— The exercise —
Repeat the material exactly from its first line to the line that includes "transform=fig.transFigure))". Skip pictures.

— Data excerpt —

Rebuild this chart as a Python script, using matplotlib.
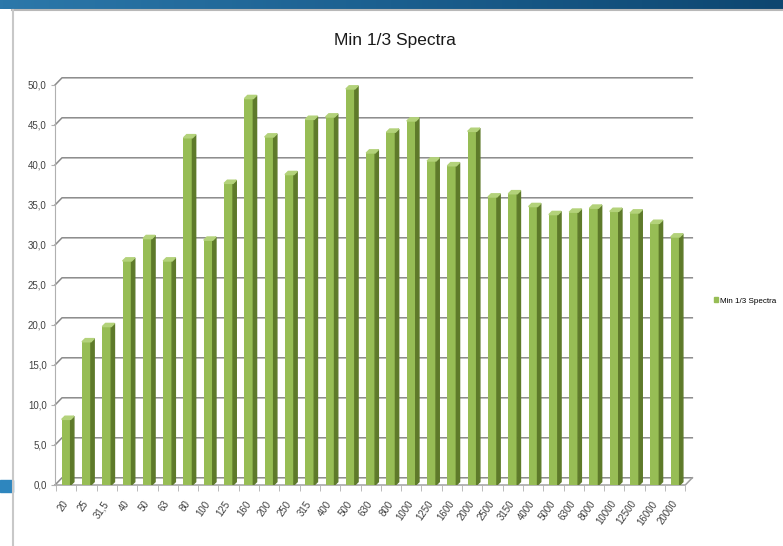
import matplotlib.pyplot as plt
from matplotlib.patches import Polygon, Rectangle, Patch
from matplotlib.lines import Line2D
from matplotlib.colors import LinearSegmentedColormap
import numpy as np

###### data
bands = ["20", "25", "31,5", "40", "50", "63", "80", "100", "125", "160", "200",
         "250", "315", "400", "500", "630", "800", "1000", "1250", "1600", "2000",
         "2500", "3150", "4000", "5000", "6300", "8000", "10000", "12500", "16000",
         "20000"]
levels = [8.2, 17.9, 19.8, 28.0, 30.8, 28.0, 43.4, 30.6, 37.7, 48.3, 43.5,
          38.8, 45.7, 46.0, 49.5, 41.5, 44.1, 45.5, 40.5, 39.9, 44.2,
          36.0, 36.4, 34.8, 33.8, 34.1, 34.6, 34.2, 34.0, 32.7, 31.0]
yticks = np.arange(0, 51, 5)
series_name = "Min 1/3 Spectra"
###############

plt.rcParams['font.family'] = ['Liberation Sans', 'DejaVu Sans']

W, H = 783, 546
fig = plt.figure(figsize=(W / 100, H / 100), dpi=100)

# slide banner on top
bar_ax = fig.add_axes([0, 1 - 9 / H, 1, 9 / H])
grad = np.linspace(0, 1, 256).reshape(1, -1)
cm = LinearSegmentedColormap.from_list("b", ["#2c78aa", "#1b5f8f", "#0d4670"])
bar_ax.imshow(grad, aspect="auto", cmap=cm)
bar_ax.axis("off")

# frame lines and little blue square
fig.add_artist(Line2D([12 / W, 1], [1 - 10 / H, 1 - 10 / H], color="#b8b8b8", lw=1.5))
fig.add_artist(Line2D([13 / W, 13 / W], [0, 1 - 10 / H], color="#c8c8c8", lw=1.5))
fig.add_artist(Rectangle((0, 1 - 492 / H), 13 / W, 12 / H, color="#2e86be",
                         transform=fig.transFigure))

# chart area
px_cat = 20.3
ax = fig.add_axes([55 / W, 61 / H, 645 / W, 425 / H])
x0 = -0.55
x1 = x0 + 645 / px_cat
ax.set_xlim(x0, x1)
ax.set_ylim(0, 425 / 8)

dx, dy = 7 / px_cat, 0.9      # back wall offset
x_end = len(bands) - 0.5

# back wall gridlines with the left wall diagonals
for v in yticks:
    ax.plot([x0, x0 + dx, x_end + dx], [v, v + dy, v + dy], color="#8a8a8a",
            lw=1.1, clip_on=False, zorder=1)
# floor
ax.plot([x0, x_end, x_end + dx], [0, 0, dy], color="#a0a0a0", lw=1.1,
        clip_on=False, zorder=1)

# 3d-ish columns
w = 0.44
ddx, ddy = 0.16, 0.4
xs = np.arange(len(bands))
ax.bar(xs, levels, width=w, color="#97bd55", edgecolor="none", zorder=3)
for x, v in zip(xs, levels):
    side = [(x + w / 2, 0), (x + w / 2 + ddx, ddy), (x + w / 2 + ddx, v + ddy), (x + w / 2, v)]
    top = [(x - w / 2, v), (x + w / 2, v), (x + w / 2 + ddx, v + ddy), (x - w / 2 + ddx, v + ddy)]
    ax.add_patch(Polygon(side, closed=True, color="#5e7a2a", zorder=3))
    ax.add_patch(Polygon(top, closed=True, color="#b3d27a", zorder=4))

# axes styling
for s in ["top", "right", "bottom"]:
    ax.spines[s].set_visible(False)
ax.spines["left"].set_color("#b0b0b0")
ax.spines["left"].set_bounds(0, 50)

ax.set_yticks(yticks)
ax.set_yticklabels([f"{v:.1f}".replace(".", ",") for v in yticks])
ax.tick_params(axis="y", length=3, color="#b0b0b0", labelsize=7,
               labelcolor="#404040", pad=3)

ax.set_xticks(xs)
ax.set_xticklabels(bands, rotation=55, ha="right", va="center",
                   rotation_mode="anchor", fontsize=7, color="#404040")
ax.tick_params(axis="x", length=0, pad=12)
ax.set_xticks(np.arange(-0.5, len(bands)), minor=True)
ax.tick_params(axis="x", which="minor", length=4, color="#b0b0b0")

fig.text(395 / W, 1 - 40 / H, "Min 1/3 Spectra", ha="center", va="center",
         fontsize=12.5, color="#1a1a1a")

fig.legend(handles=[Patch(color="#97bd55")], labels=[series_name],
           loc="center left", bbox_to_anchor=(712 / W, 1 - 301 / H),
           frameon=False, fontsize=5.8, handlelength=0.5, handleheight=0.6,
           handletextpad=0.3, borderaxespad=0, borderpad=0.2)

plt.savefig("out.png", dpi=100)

— Output below —
Rebuild this chart as a Python script, using matplotlib.
import matplotlib.pyplot as plt
from matplotlib.patches import Polygon, Rectangle, Patch
from matplotlib.lines import Line2D
from matplotlib.colors import LinearSegmentedColormap
import numpy as np

###### data
bands = ["20", "25", "31,5", "40", "50", "63", "80", "100", "125", "160", "200",
         "250", "315", "400", "500", "630", "800", "1000", "1250", "1600", "2000",
         "2500", "3150", "4000", "5000", "6300", "8000", "10000", "12500", "16000",
         "20000"]
levels = [8.2, 17.9, 19.8, 28.0, 30.8, 28.0, 43.4, 30.6, 37.7, 48.3, 43.5,
          38.8, 45.7, 46.0, 49.5, 41.5, 44.1, 45.5, 40.5, 39.9, 44.2,
          36.0, 36.4, 34.8, 33.8, 34.1, 34.6, 34.2, 34.0, 32.7, 31.0]
yticks = np.arange(0, 51, 5)
series_name = "Min 1/3 Spectra"
###############

plt.rcParams['font.family'] = ['Liberation Sans', 'DejaVu Sans']

W, H = 783, 546
fig = plt.figure(figsize=(W / 100, H / 100), dpi=100)

# slide banner on top
bar_ax = fig.add_axes([0, 1 - 9 / H, 1, 9 / H])
grad = np.linspace(0, 1, 256).reshape(1, -1)
cm = LinearSegmentedColormap.from_list("b", ["#2c78aa", "#1b5f8f", "#0d4670"])
bar_ax.imshow(grad, aspect="auto", cmap=cm)
bar_ax.axis("off")

# frame lines and little blue square
fig.add_artist(Line2D([12 / W, 1], [1 - 10 / H, 1 - 10 / H], color="#b8b8b8", lw=1.5))
fig.add_artist(Line2D([13 / W, 13 / W], [0, 1 - 10 / H], color="#c8c8c8", lw=1.5))
fig.add_artist(Rectangle((0, 1 - 492 / H), 13 / W, 12 / H, color="#2e86be",
                         transform=fig.transFigure))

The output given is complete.